Leave out the pictures, and retype only the lines from the beginning of the material through the line that contains "const Y_MAX = 1.4;", including both.

## GIVEN MATERIAL
┌──

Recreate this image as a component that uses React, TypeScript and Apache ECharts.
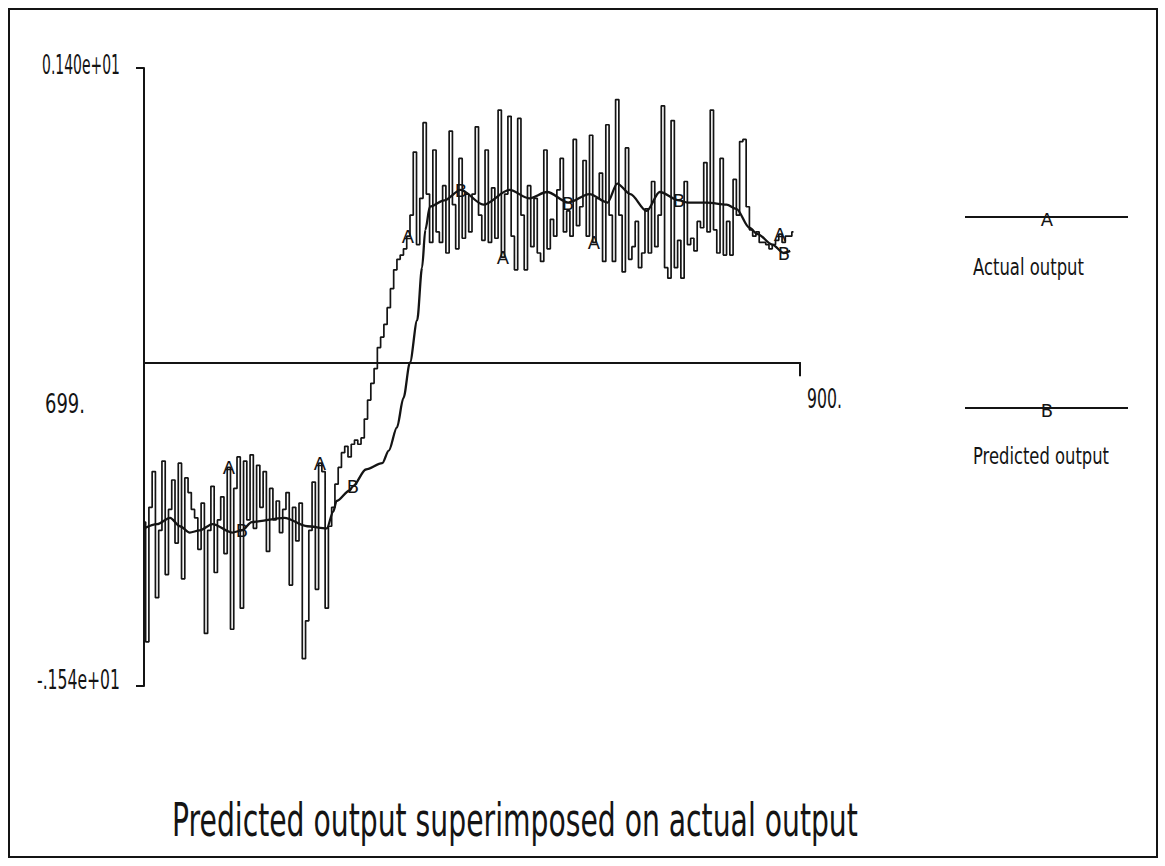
import React, { useEffect, useRef } from "react";
import * as echarts from "echarts";

// Sample range of the record and the plotted value range
const X_START = 699;
const X_END = 900;
const Y_MIN = -1.54;
const Y_MAX = 1.4;

// Actual output, one sample per time step starting at X_START
const actualOutput = [
  -0.76, -1.33, -0.69, -0.52, -1.12, -0.8, -0.47, -1.01, -0.7, -0.56,
  -0.86, -0.48, -1.03, -0.55, -0.62, -0.7, -0.74, -0.89, -0.67, -1.29,
  -0.8, -0.59, -1.0, -0.75, -0.64, -0.91, -0.5, -1.27, -0.6, -0.45,
  -1.17, -0.47, -0.75, -0.44, -0.79, -0.49, -0.69, -0.52, -0.9, -0.6,
  -0.75, -0.66, -0.81, -0.7, -0.62, -1.06, -0.69, -0.85, -0.67, -1.41,
  -1.23, -0.8, -0.57, -1.08, -0.48, -0.52, -1.17, -0.78, -0.69, -0.58,
  -0.5, -0.43, -0.4, -0.45, -0.39, -0.37, -0.39, -0.36, -0.27, -0.18,
  -0.1, -0.03, 0.07, 0.12, 0.18, 0.26, 0.35, 0.44, 0.49, 0.51,
  0.54, 0.6, 0.7, 1.0, 0.56, 0.78, 1.14, 0.8, 0.57, 1.01,
  0.62, 0.57, 0.84, 0.52, 1.1, 0.75, 0.54, 0.97, 0.59, 0.8,
  0.62, 0.8, 1.12, 0.7, 0.58, 1.01, 0.57, 0.83, 0.59, 1.2,
  0.5, 0.8, 1.17, 0.6, 0.44, 1.16, 0.7, 0.44, 0.84, 0.55,
  0.78, 0.52, 0.48, 1.01, 0.54, 0.68, 0.6, 0.82, 0.97, 0.62,
  0.72, 0.6, 1.06, 0.65, 0.74, 0.96, 0.6, 1.08, 0.57, 0.78,
  0.9, 0.48, 1.13, 0.7, 0.48, 1.25, 0.7, 0.43, 1.02, 0.49,
  0.55, 0.67, 0.45, 0.52, 0.73, 0.52, 0.86, 0.55, 0.7, 1.22,
  0.45, 0.4, 1.15, 0.45, 0.58, 0.4, 0.86, 0.56, 0.59, 0.53,
  0.67, 0.64, 0.95, 0.62, 1.2, 0.63, 0.52, 0.97, 0.51, 0.67,
  0.51, 0.87, 0.7, 1.05, 1.06, 0.74, 0.63, 0.6, 0.62, 0.57,
  0.57, 0.56, 0.54, 0.56, 0.58, 0.61, 0.57, 0.6, 0.6, 0.62,
];

// Predicted output (smooth model response)
const predictedX = [
  699, 703, 707, 710, 713, 716, 720, 726, 729, 732,
  742, 749, 755, 757, 758, 762, 763, 767, 772, 774,
  776.5, 778.5, 780.5, 782.7, 784.2, 785.2, 786.6, 791, 796, 803,
  811, 817, 822.5, 829, 835.5, 841, 844, 848, 853, 857,
  863, 865.5, 871.5, 877.5, 880.5, 884.5, 887, 891.5, 895, 897,
];
const predictedY = [
  -0.79, -0.77, -0.74, -0.78, -0.81, -0.8, -0.77, -0.81, -0.8, -0.76,
  -0.74, -0.78, -0.79, -0.71, -0.66, -0.61, -0.59, -0.51, -0.48, -0.42,
  -0.31, -0.17, 0.0, 0.2, 0.45, 0.63, 0.74, 0.77, 0.82, 0.75,
  0.82, 0.78, 0.81, 0.76, 0.8, 0.76, 0.85, 0.8, 0.72, 0.81,
  0.77, 0.76, 0.76, 0.75, 0.73, 0.64, 0.61, 0.56, 0.52, 0.53,
];

// Where the curve identification letters are plotted
const actualMarkerX = [725, 753, 780, 809, 837, 894];
const predictedMarkerX = [729, 763, 796, 829, 863, 895];

const yTickLabels = ["-.154e+01", "0.140e+01"];
const xTickLabels = ["699.", "900."];
const seriesNames = ["Actual output", "Predicted output"];
const seriesMarks = ["A", "B"];
const chartTitle = "Predicted output superimposed on actual output";

const INK = "#141414";
const FONT = "DejaVu Sans";

let measureCtx: CanvasRenderingContext2D | null = null;
function textWidth(text: string, size: number): number {
  if (!measureCtx) measureCtx = document.createElement("canvas").getContext("2d");
  if (!measureCtx) return text.length * size * 0.6;
  measureCtx.font = `${size}px "${FONT}"`;
  return measureCtx.measureText(text).width;
}

// Narrow plotter-style lettering: regular glyphs squeezed to a given width
function squeezedText(
  text: string,
  x: number,
  y: number,
  size: number,
  width: number,
  align: "left" | "right" | "center" = "left"
) {
  return {
    type: "text",
    x,
    y,
    scaleX: width / textWidth(text, size),
    silent: true,
    style: {
      text,
      fontSize: size,
      fontFamily: FONT,
      fill: INK,
      textAlign: align,
      textVerticalAlign: "middle",
    },
  };
}

// Curve identification letter centred on a point
function markLetter(letter: string, x: number, y: number) {
  return {
    type: "text",
    x: Math.round(x),
    y: Math.round(y),
    silent: true,
    z: 10,
    style: {
      text: letter,
      fontSize: 18,
      fontFamily: FONT,
      fill: INK,
      textAlign: "center",
      textVerticalAlign: "middle",
    },
  };
}

export default function App() {
  const ref = useRef<HTMLDivElement>(null);

  useEffect(() => {
    if (!ref.current) return;
    const chart = echarts.init(ref.current, null, { renderer: "svg" });
    const axisStroke = { color: INK, width: 2 };

    const predictedAt = (x: number) => predictedY[predictedX.indexOf(x)];

    chart.setOption({
      animation: false,
      backgroundColor: "#ffffff",
      grid: { left: 144, right: 365, top: 68, bottom: 180, outerBoundsMode: "none" },
      xAxis: {
        type: "value",
        min: X_START,
        max: X_END,
        axisLine: { show: true, onZero: true, lineStyle: axisStroke },
        axisTick: { show: true, customValues: [X_END], length: 14, lineStyle: axisStroke },
        axisLabel: { show: false },
        splitLine: { show: false },
      },
      yAxis: {
        type: "value",
        min: Y_MIN,
        max: Y_MAX,
        axisLine: { show: true, lineStyle: axisStroke },
        axisTick: { show: true, customValues: [Y_MIN, Y_MAX], length: 8, lineStyle: axisStroke },
        axisLabel: { show: false },
        splitLine: { show: false },
      },
      series: [
        {
          name: seriesNames[0],
          type: "line",
          data: actualOutput.map((v, i) => [X_START + i, v]),
          step: "middle",
          showSymbol: false,
          lineStyle: { color: INK, width: 1.7 },
          z: 2,
          silent: true,
        },
        {
          name: seriesNames[1],
          type: "line",
          data: predictedX.map((x, i) => [x, predictedY[i]]),
          smooth: 0.3,
          smoothMonotone: "x",
          showSymbol: false,
          lineStyle: { color: INK, width: 2.3 },
          z: 3,
          silent: true,
        },
      ],
    });

    const toPx = (x: number, y: number) =>
      chart.convertToPixel({ gridIndex: 0 }, [x, y]) as number[];
    const [xLeft, yTop] = toPx(X_START, Y_MAX);
    const [, yBottom] = toPx(X_START, Y_MIN);
    const [xRight, yZero] = toPx(X_END, 0);

    const actualLetters = actualMarkerX.map((x) => {
      const [px, py] = toPx(x, actualOutput[x - X_START]);
      return markLetter(seriesMarks[0], px, py);
    });
    const predictedLetters = predictedMarkerX.map((x) => {
      const [px, py] = toPx(x, predictedAt(x));
      return markLetter(seriesMarks[1], px, py);
    });

    const legendRow = (lineY: number, textY: number, idx: number, labelWidth: number) => [
      {
        type: "line",
        silent: true,
        shape: { x1: 965, y1: lineY, x2: 1128, y2: lineY },
        style: { stroke: INK, lineWidth: 2 },
      },
      markLetter(seriesMarks[idx], 1047, lineY + 2),
      squeezedText(seriesNames[idx], 973, textY, 23, labelWidth),
    ];

    chart.setOption({
      graphic: [
        {
          type: "rect",
          silent: true,
          shape: { x: 9, y: 9, width: 1148, height: 848 },
          style: { fill: "none", stroke: INK, lineWidth: 2 },
        },
        squeezedText(yTickLabels[1], xLeft - 24, yTop - 3, 27, 78, "right"),
        squeezedText(yTickLabels[0], xLeft - 24, yBottom - 6, 27, 83, "right"),
        squeezedText(xTickLabels[0], xLeft - 99, yZero + 41, 27, 40),
        squeezedText(xTickLabels[1], xRight + 7, yZero + 37, 27, 35),
        ...actualLetters,
        ...predictedLetters,
        ...legendRow(217, 267, 0, 111),
        ...legendRow(408, 456, 1, 136),
        squeezedText(chartTitle, 172, 820, 46, 686),
      ],
    });

    return () => chart.dispose();
  }, []);

  return (
    <div
      ref={ref}
      style={{ position: "fixed", left: 0, top: 0, width: 1165, height: 866, background: "#fff" }}
    />
  );
}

└──

## FULL RESPONSE
Recreate this image as a component that uses React, TypeScript and Apache ECharts.
import React, { useEffect, useRef } from "react";
import * as echarts from "echarts";

// Sample range of the record and the plotted value range
const X_START = 699;
const X_END = 900;
const Y_MIN = -1.54;
const Y_MAX = 1.4;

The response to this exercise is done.